Question about owner occupy pertaining to mortgages

Hi all. Nice forum. First time poster, REI beginner.

I plan to get into the REI game in roughly 2-6 months. I just finished reading Investing in Real Estate by Eldred and the initial path I plan on taking is buying 2 or 3 duplex’s 1-2 years apart and owner occupy them. Eldred states some of the benefits to owner occupancy in his book (lower rate, when you move out the mortgage stays the same, benefits to you being on-site, etc) but doesn’t really expand on it too much. He states it’s the safest, lowest cost, best way to start out but then spends two pages on it (my biggest complaint about the book…otherwise pretty decent). Anyway these are some of the questions I have now:

  1. Does owner occupy lower the rate on all loans, even FHA mortgage? Do you pay PMI on FHA loans? If you have plenty of money for a conventional loan, is there any reason to get an FHA loan?

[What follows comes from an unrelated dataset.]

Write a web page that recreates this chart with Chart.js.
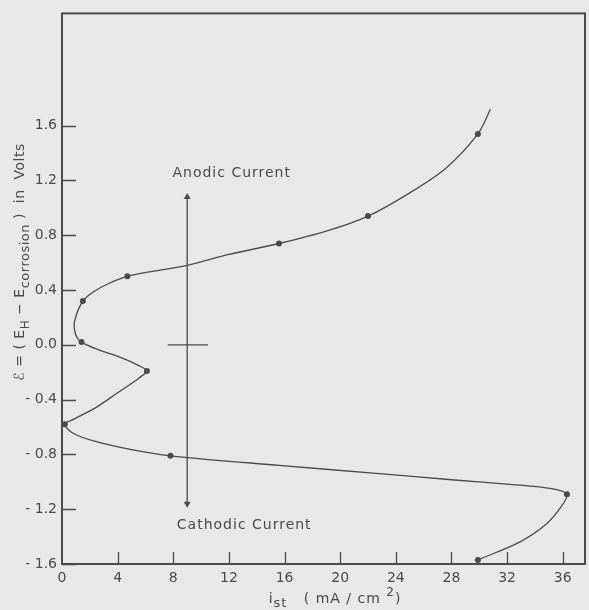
<!DOCTYPE html>
<html>
<head>
<meta charset="utf-8">
<script src="https://cdn.jsdelivr.net/npm/chart.js@4.4.1/dist/chart.umd.min.js"></script>
<style>
    html, body { margin: 0; padding: 0; background: #e8e8e8; }
    #wrap { width: 589px; height: 610px; }
</style>
</head>
<body>
<div id="wrap"><canvas id="c" width="589" height="610"></canvas></div>
<script>
// measured points (dots)
const dotX = [29.9, 22.0, 15.6, 4.7, 1.5, 1.4, 6.1, 0.2, 7.8, 36.3, 29.9];
const dotY = [1.54, 0.94, 0.74, 0.50, 0.32, 0.02, -0.19, -0.58, -0.81, -1.09, -1.57];

// traced curve, in drawing order (top end -> bottom end)
const curveX = [30.8, 29.9, 27.6, 25.0, 22.0, 19.0, 15.6, 12.0, 9.0, 6.7, 4.7, 3.4, 2.3, 1.5,
                0.9, 1.0, 1.4, 2.6, 4.3, 5.6, 6.1, 5.5, 4.0, 2.4, 0.9, 0.2, 0.8, 2.4, 5.0, 7.8,
                15.6, 22.8, 28.0, 32.4, 35.2, 36.3, 35.9, 34.8, 32.9, 29.9];
const curveY = [1.72, 1.54, 1.29, 1.11, 0.94, 0.83, 0.74, 0.66, 0.58, 0.54, 0.50, 0.45, 0.39, 0.32,
                0.17, 0.07, 0.02, -0.035, -0.095, -0.155, -0.19, -0.245, -0.35, -0.46, -0.54, -0.58, -0.645, -0.705, -0.765, -0.81,
                -0.88, -0.94, -0.985, -1.02, -1.05, -1.09, -1.18, -1.31, -1.44, -1.57];

// tick labels
const xTicks = [0, 4, 8, 12, 16, 20, 24, 28, 32, 36];
const yTicks = [-1.6, -1.2, -0.8, -0.4, 0.0, 0.4, 0.8, 1.2, 1.6];

// current direction arrow and zero marker
const arrowX = [9.0, 9.0];
const arrowY = [-1.16, 1.08];
const crossX = [7.6, 10.5];
const crossY = [0, 0];

const ink = '#4a4a4a';
const fontFam = '"DejaVu Sans", sans-serif';

const toPts = (xs, ys) => xs.map((v, i) => ({ x: v, y: ys[i] }));

// frame, inner ticks and texts
const decorations = {
    id: 'decorations',
    afterDraw(chart) {
        const { ctx, chartArea: a, scales: { x, y } } = chart;
        ctx.save();
        ctx.strokeStyle = ink;
        ctx.lineWidth = 2;
        ctx.strokeRect(a.left, a.top, a.right - a.left, a.bottom - a.top);

        ctx.lineWidth = 1.3;
        ctx.beginPath();
        xTicks.forEach(v => {
            if (v === 0) return;
            const px = Math.round(x.getPixelForValue(v)) + 0.5;
            ctx.moveTo(px, a.bottom);
            ctx.lineTo(px, a.bottom - 12);
        });
        yTicks.forEach(v => {
            const py = Math.round(y.getPixelForValue(v)) + 0.5;
            ctx.moveTo(a.left, py);
            ctx.lineTo(a.left + 14, py);
        });
        ctx.stroke();

        ctx.fillStyle = ink;
        ctx.textAlign = 'center';
        ctx.textBaseline = 'middle';
        ctx.font = '14px ' + fontFam;
        ctx.letterSpacing = '1px';
        ctx.fillText('Anodic Current', x.getPixelForValue(12.2), y.getPixelForValue(1.25));
        ctx.fillText('Cathodic Current', x.getPixelForValue(13.1), y.getPixelForValue(-1.32));

        // pieces of text: [string, baseline shift, size]
        const drawParts = (parts, cx, cy) => {
            let total = 0;
            parts.forEach(p => { ctx.font = p[2] + 'px ' + fontFam; total += ctx.measureText(p[0]).width; });
            let cur = cx - total / 2;
            ctx.textAlign = 'left';
            ctx.textBaseline = 'alphabetic';
            parts.forEach(p => {
                ctx.font = p[2] + 'px ' + fontFam;
                ctx.fillText(p[0], cur, cy + p[1]);
                cur += ctx.measureText(p[0]).width;
            });
        };

        // y axis title (rotated)
        ctx.save();
        ctx.translate(24, 262);
        ctx.rotate(-Math.PI / 2);
        ctx.letterSpacing = '0.5px';
        drawParts([
            ['\u2130 = ( E', 0, 14],
            ['H', 5, 12],
            [' \u2212 E', 0, 14],
            ['corrosion', 5, 13],
            [' )  in  Volts', 0, 14]
        ], 0, 0);
        ctx.restore();

        // x axis title
        ctx.letterSpacing = '1px';
        drawParts([
            ['i', 0, 14],
            ['st', 4, 13],
            ['   ( mA / cm ', 0, 14],
            ['2', -7, 12],
            [')', 0, 14]
        ], 335, 603);

        ctx.restore();
    }
};

new Chart(document.getElementById('c'), {
    type: 'scatter',
    data: {
        datasets: [
            {
                data: toPts(curveX, curveY),
                showLine: true,
                tension: 0.3,
                borderColor: ink,
                borderWidth: 1.3,
                pointRadius: 0
            },
            {
                data: toPts(dotX, dotY),
                pointRadius: 3,
                pointBackgroundColor: ink,
                pointBorderWidth: 0
            },
            {
                data: toPts(arrowX, arrowY),
                showLine: true,
                borderColor: ink,
                borderWidth: 1.3,
                pointStyle: 'triangle',
                pointRadius: 4,
                pointRotation: [180, 0],
                pointBackgroundColor: ink,
                pointBorderWidth: 0
            },
            {
                data: toPts(crossX, crossY),
                showLine: true,
                borderColor: ink,
                borderWidth: 1.2,
                pointRadius: 0
            }
        ]
    },
    options: {
        responsive: false,
        animation: false,
        devicePixelRatio: 1,
        layout: { padding: { top: 11, right: 3, left: 0, bottom: 0 } },
        plugins: { legend: { display: false }, tooltip: { enabled: false } },
        scales: {
            x: {
                type: 'linear',
                min: 0,
                max: 37.6,
                grid: { display: false, drawTicks: false },
                border: { display: false },
                afterBuildTicks: s => { s.ticks = xTicks.map(v => ({ value: v })); },
                afterFit: s => { s.height = 46; },
                ticks: {
                    color: ink,
                    font: { family: fontFam, size: 14 },
                    padding: 6,
                    maxRotation: 0,
                    autoSkip: false,
                    callback: v => String(v)
                }
            },
            y: {
                type: 'linear',
                min: -1.6,
                max: 2.42,
                grid: { display: false, drawTicks: false },
                border: { display: false },
                afterBuildTicks: s => { s.ticks = yTicks.map(v => ({ value: v })); },
                afterFit: s => { s.width = 62; },
                ticks: {
                    color: ink,
                    font: { family: fontFam, size: 14 },
                    padding: 5,
                    autoSkip: false,
                    callback: v => v < 0 ? '- ' + Math.abs(v).toFixed(1) : v.toFixed(1)
                }
            }
        }
    },
    plugins: [decorations]
});
</script>
</body>
</html>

  2. I plan on holding onto these duplex’s for the long term. What type of loan would you recommend?

  3. How many times can you go back the a lender and claim owner occupy for a loan before they say that’s enough?

  4. I read on some site that if you owner occupy a property for 2 years and own it for at least 5 years that you don’t have to pay capital gains on it when you sell. True or False?

  5. If I move out after a year and say 5 years down the road want to refinance (for whatever reason), that owner occupied status/lower rate would be lost right?

  • Sorry, not sure if this question even makes sense but I’m curious if anyone knows.

OK, I have lots of questions on mortgages and owner occupancy. Any reponses or reading material recommendations is appreciated. Thanks.


I will try to answer your question in the order that you asked them. Please consider that these are my opinions only and they are worth every penny that you paid for them. :wink:

  1. Owner occupied loans typically are 1% less than equivalent investor loans for the same property. I believe that this is true of conventional as well as FHA loans, but I have never had a FHA loan, so I am not sure. PMI is typically paid on all loans that the owner has less than 20% equity in the property. I cannot answer your question about getting the FHA loan.

  2. I would recommend that you get a fixed rate loan if you are going to hold the properties long term. The reason that I would recommend fixed rate is that you know what your payment is going to be throughout the life of the loan. No surprises. Current mortgage rates are close to a 50 year low (they have gone back up some). I do not think that it is possible for them to go much if any lower. Chances are that rates will go up. An ARM would also go up if they do which would increase your payment. Fixed rate are more expensive to get right now, but you have the peace of mind of knowing that they will stay the same.

  3. Theoretically you can go back to the lender for owner-occupied properties any number of times, but they do have to be at least 2 years apart.

  4. As far as paying capital gains, a duplex or a triplex are handled differently than a SFH. Current laws exempt you from capital gains taxes on a residence that you have sold in which you lived for 2 out of the last 5 years. Since you only lived in half of a duplex, only half of the price of a duplex would be exempt. You probably need to talk to an accountant for the specifics.

  5. Yes. You are no longer living in the property, so it is no longer owner occupied.



Thanks for the clarifications and advice Wilson.

So really there is no way around PMI if you’re under 20% on a loan. I no there are lots of variables that go into figuring how much your PMI is, but in general does it make sense to highly leverage properties. Putting only 5% down on a property could give a better rate of return on your initial investment compared to 20% down, but how much does PMI take away from that?

Howdy Thug:

PMI stands for private mortgage insurance. FHA and VA are not private so they do not have PMI. Both HUD and VA insure the loans or parts of the loans. If default they will usually pay off the loans and take ownership of the properties and market them instead of paying the % that they insured. At least this is how I was taught the system works.

You may be trying to over analyze this. Just get some property in your name and start



FHA has MIP…this is the term that is used by FHA. It works similar to PMI, just named differently. Just to clarify, VA does not charge PMI or MIP, but rather an upfront fee at closing. As a general rule FHA only allows one loan per borrower at a time. As for the capital gains tax, I think it depends on what state you live in.